ST. AUGUSTINE, Trinidad and Tobago. A mobile SMS-based survey service from a Caribbean-based company could change the way data is collected and analysed in the region.
If Kenfield Griffith has anything to say about it, his company will soon be adding a potent fuel to the digital revolution smouldering quietly throughout the islands of the Caribbean.
Born in Montserrat and of Barbadian extract, Griffith is the CEO of mSurvey, a mobile surveys company based in Kenya. Kristal Peters, Director of Business Development and Strategy, runs the company’s Trinidad and Tobago office.
“It’s Friday morning. Let’s create a survey together,” Griffith says to a group of relative strangers gathered in a small room in the Max Richards Building at the Faculty of Engineering of The University of the West Indies, St. Augustine for mSurvey’s workshop on data collection and surveying using mobile technology on March 28.
His confidence seems well placed. Within minutes, the demo survey is set up and sent to a pool of prospective participants located in Kenya and Trinidad and Tobago, who immediately start returning their responses via SMS technology. Soon, their data start streaming in to a dynamic web page, which aggregates and visualises the survey results in real-time. In no time at all, the roomful of workshop participants, about 50 in all, are analysing the fresh data.
The audience is an interesting mix of academics, researchers, policy makers, mobile carrier representatives, students and software developers, and many seem eager to learn more.
“Do you sell data to third parties?” asks one man seated toward the middle of the room.
“We have the technology that folks use to get other people’s data. But we don’t sell anyone’s data to third parties,” Griffith replied.
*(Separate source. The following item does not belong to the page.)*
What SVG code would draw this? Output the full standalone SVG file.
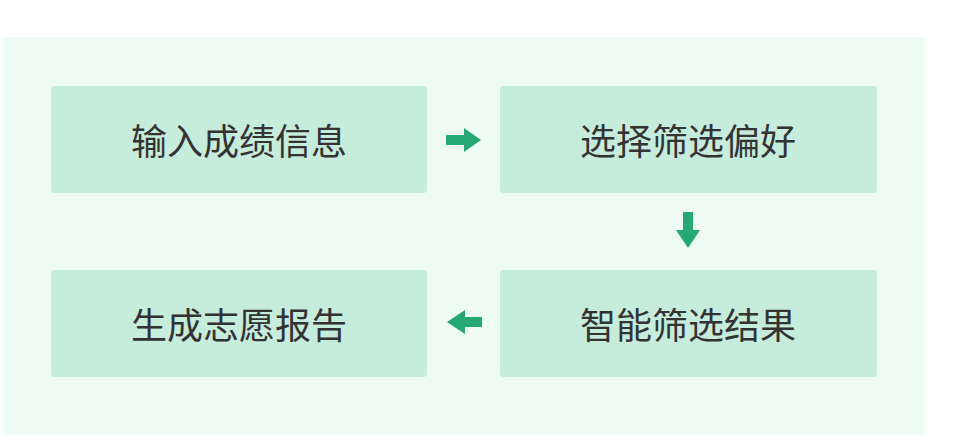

Moments later, he clarified his business model. The primary service that mSurvey provides is to help people, businesses and organisations to use mobile technology to get the precise data they need to make high-impact decisions quickly. For many organisations trying to conduct surveys in order to harvest meaningful insights and increase their ROI, the biggest stumbling block is the inability to gather data in the first place.
“We’re trying to solve a problem here and that problem is getting data.”
To have some idea of what Griffith means, you need only to have tried to get survey data quickly and reliably in the Caribbean context. Door-to-door surveys are costly and painfully slow. Online surveys are challenged by the limits of the local population’s access and connectivity to the Internet. By some estimates, residential broadband Internet penetration remains as low as 45%, while mobile penetration is as high as 140 percent. Everyone, it seems, has a phone…or two.
For mSurvey, the ubiquity of the mobile phone became the answer to one of the region’s biggest obstacles to data collection.
“Getting information in emerging markets is a pain point for most of us,” he said.
Respondents don’t need mobile or Wi-Fi broadband Internet connection, nor even a smartphone. The entire process can be completed over a regular mobile SMS plan at no cost to participants, he explained.